» **Exercise details**
Print again only this span: the line with "Convert this diagram to TikZ code.", the line with "(144,226) -- (185,193);", and all lines between them, exactly as given.

» **Records supplied**
──────

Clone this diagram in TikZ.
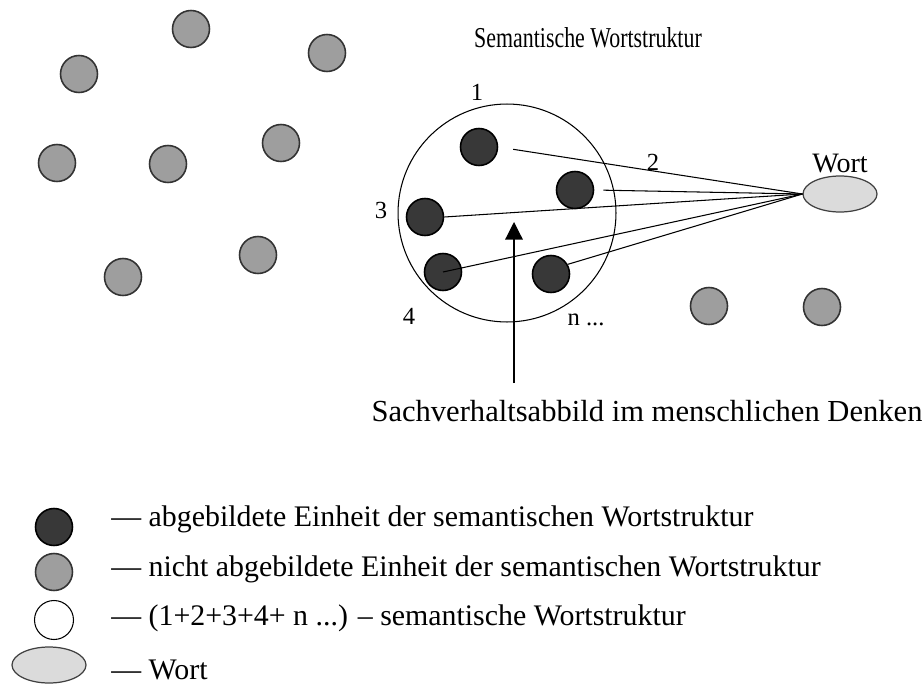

──────

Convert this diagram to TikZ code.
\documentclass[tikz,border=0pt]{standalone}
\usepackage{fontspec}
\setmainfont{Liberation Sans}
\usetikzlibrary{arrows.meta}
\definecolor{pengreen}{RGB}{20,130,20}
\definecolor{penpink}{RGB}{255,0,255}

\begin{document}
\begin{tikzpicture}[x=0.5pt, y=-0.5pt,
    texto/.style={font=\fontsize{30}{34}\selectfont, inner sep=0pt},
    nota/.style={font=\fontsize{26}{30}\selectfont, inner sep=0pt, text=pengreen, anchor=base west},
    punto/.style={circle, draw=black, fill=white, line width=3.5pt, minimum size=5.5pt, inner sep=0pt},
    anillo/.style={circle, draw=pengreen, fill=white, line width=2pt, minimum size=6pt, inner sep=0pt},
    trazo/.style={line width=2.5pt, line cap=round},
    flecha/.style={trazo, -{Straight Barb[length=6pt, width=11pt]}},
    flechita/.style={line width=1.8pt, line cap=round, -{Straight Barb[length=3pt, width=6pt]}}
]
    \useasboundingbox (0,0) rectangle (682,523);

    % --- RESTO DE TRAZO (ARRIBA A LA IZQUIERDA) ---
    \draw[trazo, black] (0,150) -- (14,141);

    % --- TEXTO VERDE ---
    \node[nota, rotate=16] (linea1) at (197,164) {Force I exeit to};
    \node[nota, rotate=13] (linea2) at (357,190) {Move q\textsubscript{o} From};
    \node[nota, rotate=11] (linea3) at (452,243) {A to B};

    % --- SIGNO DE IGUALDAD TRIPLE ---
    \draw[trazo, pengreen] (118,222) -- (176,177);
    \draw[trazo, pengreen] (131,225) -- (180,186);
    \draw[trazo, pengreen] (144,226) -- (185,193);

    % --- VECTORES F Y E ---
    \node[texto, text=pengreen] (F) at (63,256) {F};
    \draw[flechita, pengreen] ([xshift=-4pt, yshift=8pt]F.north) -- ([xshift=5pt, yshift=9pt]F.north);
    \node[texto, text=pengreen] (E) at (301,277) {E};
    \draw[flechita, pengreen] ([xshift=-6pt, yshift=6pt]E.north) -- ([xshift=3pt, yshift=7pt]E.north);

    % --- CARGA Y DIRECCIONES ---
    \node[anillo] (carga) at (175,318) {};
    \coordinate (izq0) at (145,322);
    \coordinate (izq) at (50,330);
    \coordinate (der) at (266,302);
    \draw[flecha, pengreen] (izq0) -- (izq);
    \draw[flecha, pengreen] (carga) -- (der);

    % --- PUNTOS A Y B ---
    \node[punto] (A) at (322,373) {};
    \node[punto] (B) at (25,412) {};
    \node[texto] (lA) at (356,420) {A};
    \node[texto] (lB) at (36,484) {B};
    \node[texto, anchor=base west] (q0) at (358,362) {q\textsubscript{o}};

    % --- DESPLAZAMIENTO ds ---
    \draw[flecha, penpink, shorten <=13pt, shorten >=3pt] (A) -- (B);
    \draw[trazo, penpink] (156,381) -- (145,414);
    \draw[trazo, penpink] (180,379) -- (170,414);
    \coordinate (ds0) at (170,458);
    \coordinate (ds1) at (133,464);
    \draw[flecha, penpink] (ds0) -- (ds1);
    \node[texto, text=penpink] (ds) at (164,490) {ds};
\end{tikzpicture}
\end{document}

──────

» **Response to this task**
Convert this diagram to TikZ code.
\documentclass[tikz,border=0pt]{standalone}
\usepackage{fontspec}
\setmainfont{Liberation Sans}
\usetikzlibrary{arrows.meta}
\definecolor{pengreen}{RGB}{20,130,20}
\definecolor{penpink}{RGB}{255,0,255}

\begin{document}
\begin{tikzpicture}[x=0.5pt, y=-0.5pt,
    texto/.style={font=\fontsize{30}{34}\selectfont, inner sep=0pt},
    nota/.style={font=\fontsize{26}{30}\selectfont, inner sep=0pt, text=pengreen, anchor=base west},
    punto/.style={circle, draw=black, fill=white, line width=3.5pt, minimum size=5.5pt, inner sep=0pt},
    anillo/.style={circle, draw=pengreen, fill=white, line width=2pt, minimum size=6pt, inner sep=0pt},
    trazo/.style={line width=2.5pt, line cap=round},
    flecha/.style={trazo, -{Straight Barb[length=6pt, width=11pt]}},
    flechita/.style={line width=1.8pt, line cap=round, -{Straight Barb[length=3pt, width=6pt]}}
]
    \useasboundingbox (0,0) rectangle (682,523);

    % --- RESTO DE TRAZO (ARRIBA A LA IZQUIERDA) ---
    \draw[trazo, black] (0,150) -- (14,141);

    % --- TEXTO VERDE ---
    \node[nota, rotate=16] (linea1) at (197,164) {Force I exeit to};
    \node[nota, rotate=13] (linea2) at (357,190) {Move q\textsubscript{o} From};
    \node[nota, rotate=11] (linea3) at (452,243) {A to B};

    % --- SIGNO DE IGUALDAD TRIPLE ---
    \draw[trazo, pengreen] (118,222) -- (176,177);
    \draw[trazo, pengreen] (131,225) -- (180,186);
    \draw[trazo, pengreen] (144,226) -- (185,193);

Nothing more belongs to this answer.